The Telefónica-backed squad’s hard work was visible up to the foot of the last climb, with Arcas, Erviti and Oliveira protecting Quintana and Alejandro Valverde, who showed great legs with several accelerations towards the top of the hill. After the summit, and from a front split only consisting of about 20 riders, Nairo jumped off the front together with Urán (EF1), Roche (SUN), Nieve (MTS), Roglic (TJV) and Aru (UAD), leaving behind the other favourites and building a 40″ gap. With 3km to go, the front group started to think about the stage win – the exact moment when Quintana launched his final attack.

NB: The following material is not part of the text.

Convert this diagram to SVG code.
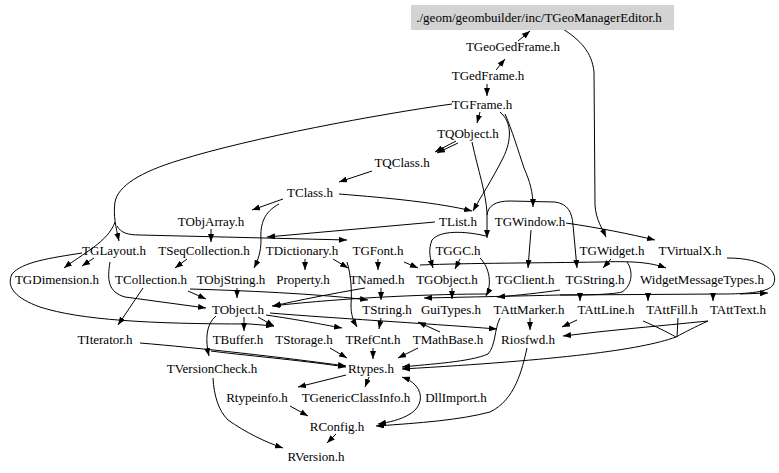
<svg xmlns="http://www.w3.org/2000/svg" width="779" height="473" viewBox="0 0 779 473">
<style>
text{font-family:"Liberation Serif","Times New Roman",serif;font-size:13px;fill:#000;text-anchor:middle}
.e path{fill:none;stroke:#000;stroke-width:1;marker-end:url(#a)}
.e path.n{marker-end:none}
</style>
<defs>
<marker id="a" viewBox="0 0 8 6" refX="8" refY="3" markerWidth="8" markerHeight="6" markerUnits="userSpaceOnUse" orient="auto"><path d="M0,0 L8,3 L0,6 z" fill="#000"/></marker>
<marker id="b" viewBox="0 0 8 6" refX="8" refY="3" markerWidth="8" markerHeight="6" markerUnits="userSpaceOnUse" orient="auto-start-reverse"><path d="M0,0 L8,3 L0,6 z" fill="#000"/></marker>
</defs>
<rect width="779" height="473" fill="#fff"/>
<g id="edges" class="e">
<path d="M518 41 L530 31"/>
<path d="M496 70 L505 59"/>
<path d="M487 84 L487 96"/>
<path d="M480 112 L477 123"/>
<path d="M456 141 L435 152"/>
<path d="M458 143 L437 153"/>
<path d="M372 171 L339 182"/>
<path d="M283 199 L252 210"/>
<path d="M339 194 C390 198 440 203 472 211"/>
<path d="M500 112 C512 122 512 140 503 158 C492 180 480 198 473 211"/>
<path d="M505 114 C512 130 518 150 524 168 C530 182 533 192 533 207"/>
<path d="M563 29 C580 40 592 52 594 72 L595 205 C596 220 602 228 606 237"/>
<path d="M452 104 C380 114 250 138 180 160 C140 172 118 186 115 202 C113 215 116 228 119 241"/>
<path d="M115 222 C108 242 82 254 64 268"/>
<path d="M117 226 C121 233 128 235 140 235 L347 240"/>
<path d="M435 222 L267 237"/>
<path d="M279 204 C264 212 260 224 261 240 C261 252 258 260 254 268"/>
<path d="M211 229 L211 242"/>
<path d="M187 259 L175 268"/>
<path d="M305 259 L305 270"/>
<path d="M378 259 L378 270"/>
<path d="M333 259 L348 268"/>
<path d="M347 262 C351 275 352 290 351 305 C351 315 353 320 357 327"/>
<path d="M404 262 L418 268"/>
<path d="M420 265 C470 263 540 263 600 262 C630 261 650 262 666 268"/>
<path d="M460 259 L455 269"/>
<path d="M531 230 L528 268"/>
<path d="M611 259 L603 268"/>
<path d="M566 223 C600 228 630 234 655 240"/>
<path d="M472 142 C478 170 486 193 487 213 L487 238"/>
<path d="M487 215 C488 206 495 201 510 201 L555 202 C568 204 572 212 573 225 L577 268"/>
<path d="M480 258 C490 268 492 285 486 296"/>
<path d="M486 236 C465 231 440 230 432 240 C428 250 430 258 433 268"/>
<path d="M94 258 L82 266"/>
<path d="M110 262 C107 280 108 292 125 297 L206 308"/>
<path d="M82 253 C50 258 22 262 12 274 C6 287 15 298 40 307 C80 320 150 324 250 324 L274 326"/>
<path d="M143 288 L118 325"/>
<path d="M188 291 L206 299"/>
<path d="M237 288 L237 298"/>
<path d="M190 289 C260 291 330 295 368 300"/>
<path d="M487 294 C440 294 350 297 272 306"/>
<path d="M365 288 C330 294 300 300 273 306"/>
<path d="M381 288 L381 300"/>
<path d="M452 288 L452 299"/>
<path d="M727 258 C765 258 780 272 773 285 C768 292 750 294 720 294 L560 295 C520 296 470 297 424 298"/>
<path d="M740 294 L768 293"/>
<path d="M580 294 L580 301"/>
<path d="M648 294 L648 301"/>
<path d="M713 294 L713 301"/>
<path d="M627 262 C633 270 633 285 622 292 C610 295 580 295 560 295" class="n"/>
<path d="M560 290 C540 293 520 295 497 297"/>
<path d="M244 317 L244 331"/>
<path d="M258 317 L274 326"/>
<path d="M266 315 C300 320 320 324 342 328"/>
<path d="M270 313 C330 318 420 323 497 329"/>
<path d="M381 318 L379 329"/>
<path d="M440 332 L418 322"/>
<path d="M530 318 L530 330"/>
<path d="M500 318 C494 330 496 345 488 354 C470 362 430 364 402 367"/>
<path d="M577 320 L562 327"/>
<path d="M708 321 C660 326 610 330 563 336"/>
<path d="M708 321 C695 327 685 332 676 337 C640 350 560 360 402 369"/>
<path d="M643 321 C655 326 667 332 676 337" class="n"/>
<path d="M678 318 L677 337" class="n"/>
<path d="M140 343 C200 348 280 357 346 366"/>
<path d="M216 316 C206 324 205 340 209 356"/>
<path d="M211 351 C240 355 300 360 346 367"/>
<path d="M330 348 L347 358"/>
<path d="M373 348 L373 359"/>
<path d="M418 348 L398 358"/>
<path d="M527 348 C522 370 515 400 490 412 C460 420 420 423 376 426"/>
<path d="M346 375 L298 387"/>
<path d="M369 377 L365 387"/>
<path d="M402 377 C425 385 425 405 410 414 C400 420 390 422 378 424" style="marker-start:url(#b)"/>
<path d="M290 406 L308 416"/>
<path d="M336 434 L327 443"/>
<path d="M213 378 C214 395 218 410 228 420 C245 432 265 442 283 448"/>
</g>
<g id="n_editor"><rect x="411" y="5" width="263" height="25" fill="#d3d3d3"/><text x="539" y="22">./geom/geombuilder/inc/TGeoManagerEditor.h</text></g>
<g id="n_TGeoGedFrame"><text x="513" y="51">TGeoGedFrame.h</text></g>
<g id="n_TGedFrame"><text x="488" y="80">TGedFrame.h</text></g>
<g id="n_TGFrame"><text x="482" y="109">TGFrame.h</text></g>
<g id="n_TQObject"><text x="468" y="138">TQObject.h</text></g>
<g id="n_TQClass"><text x="402" y="167">TQClass.h</text></g>
<g id="n_TClass"><text x="310" y="197">TClass.h</text></g>
<g id="n_TObjArray"><text x="211" y="226">TObjArray.h</text></g>
<g id="n_TList"><text x="458" y="226">TList.h</text></g>
<g id="n_TGWindow"><text x="530" y="226">TGWindow.h</text></g>
<g id="n_TGLayout"><text x="114" y="255">TGLayout.h</text></g>
<g id="n_TSeqCollection"><text x="204" y="255">TSeqCollection.h</text></g>
<g id="n_TDictionary"><text x="302" y="255">TDictionary.h</text></g>
<g id="n_TGFont"><text x="378" y="255">TGFont.h</text></g>
<g id="n_TGGC"><text x="458" y="255">TGGC.h</text></g>
<g id="n_TGWidget"><text x="612" y="255">TGWidget.h</text></g>
<g id="n_TVirtualX"><text x="690" y="255">TVirtualX.h</text></g>
<g id="n_TGDimension"><text x="57" y="284">TGDimension.h</text></g>
<g id="n_TCollection"><text x="151" y="284">TCollection.h</text></g>
<g id="n_TObjString"><text x="231" y="284">TObjString.h</text></g>
<g id="n_Property"><text x="303" y="284">Property.h</text></g>
<g id="n_TNamed"><text x="377" y="284">TNamed.h</text></g>
<g id="n_TGObject"><text x="447" y="284">TGObject.h</text></g>
<g id="n_TGClient"><text x="525" y="284">TGClient.h</text></g>
<g id="n_TGString"><text x="595" y="284">TGString.h</text></g>
<g id="n_WidgetMessageTypes"><text x="702" y="284">WidgetMessageTypes.h</text></g>
<g id="n_TObject"><text x="238" y="314">TObject.h</text></g>
<g id="n_TString"><text x="387" y="314">TString.h</text></g>
<g id="n_GuiTypes"><text x="451" y="314">GuiTypes.h</text></g>
<g id="n_TAttMarker"><text x="529" y="314">TAttMarker.h</text></g>
<g id="n_TAttLine"><text x="606" y="314">TAttLine.h</text></g>
<g id="n_TAttFill"><text x="672" y="314">TAttFill.h</text></g>
<g id="n_TAttText"><text x="738" y="314">TAttText.h</text></g>
<g id="n_TIterator"><text x="105" y="344">TIterator.h</text></g>
<g id="n_TBuffer"><text x="238" y="344">TBuffer.h</text></g>
<g id="n_TStorage"><text x="304" y="344">TStorage.h</text></g>
<g id="n_TRefCnt"><text x="373" y="344">TRefCnt.h</text></g>
<g id="n_TMathBase"><text x="448" y="344">TMathBase.h</text></g>
<g id="n_Riosfwd"><text x="528" y="344">Riosfwd.h</text></g>
<g id="n_TVersionCheck"><text x="212" y="373">TVersionCheck.h</text></g>
<g id="n_Rtypes"><text x="371" y="373">Rtypes.h</text></g>
<g id="n_Rtypeinfo"><text x="257" y="402">Rtypeinfo.h</text></g>
<g id="n_TGenericClassInfo"><text x="356" y="402">TGenericClassInfo.h</text></g>
<g id="n_DllImport"><text x="456" y="402">DllImport.h</text></g>
<g id="n_RConfig"><text x="337" y="431">RConfig.h</text></g>
<g id="n_RVersion"><text x="316" y="461">RVersion.h</text></g>
</svg>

The acceleration by the ‘Cóndor of Boyacá’, 3km from the end, left his breakaway companions behind and served him as launchpad for his 8th Grand Tour stage win, as well as the Movistar Team’s 20th victory in 2019 and a significant improvement in the overall standings: Nairo is now 2nd in the GC, just 2″ behind Nicolas Roche (SUN), with Valverde -10th today- in twelfth place, 49″ down. Two theorically sprinter-suited stages on Monday and Tuesday will now preceed the first real mountain test on Wednesday, atop the Javalambre ski station.
REACTION / Nairo Quintana:
“It was kind of a different finish, and a very beautiful one. I had never won like that so far in my career – there’s always a first time, isn’t there? A special day for me, and one that I really needed to happen. It was also a massive boost for the team, which deserved this from so long. We’ve been working all day, in great harmony, with Alejandro and all of our team-mates doing so well – and we got that prize we deserved.
“We didn’t expect the front split in the Puig Llorença to be such a small group – we expected to have a sprint stage, maybe with a quite restricted peloton, but still with some sprinters there. Alejandro and I tried to make those moves after the top, going one rider at a time, and once that six-man group went away, I tried to keep taking turns so the pace didn’t stop. I found a moment to attack and didn’t hesitate nor looked behind: if it sticked, great, and if it didn’t, at least I would have been trying.
“We’re only two days into this race; there’s so much still left, we must not get too optimistic with this win. It’s a joy we will surely enjoy, because of the morale it gives you, and it will surely make the team ride calmer and stronger. But there’s all mountains still to cover in this Vuelta.”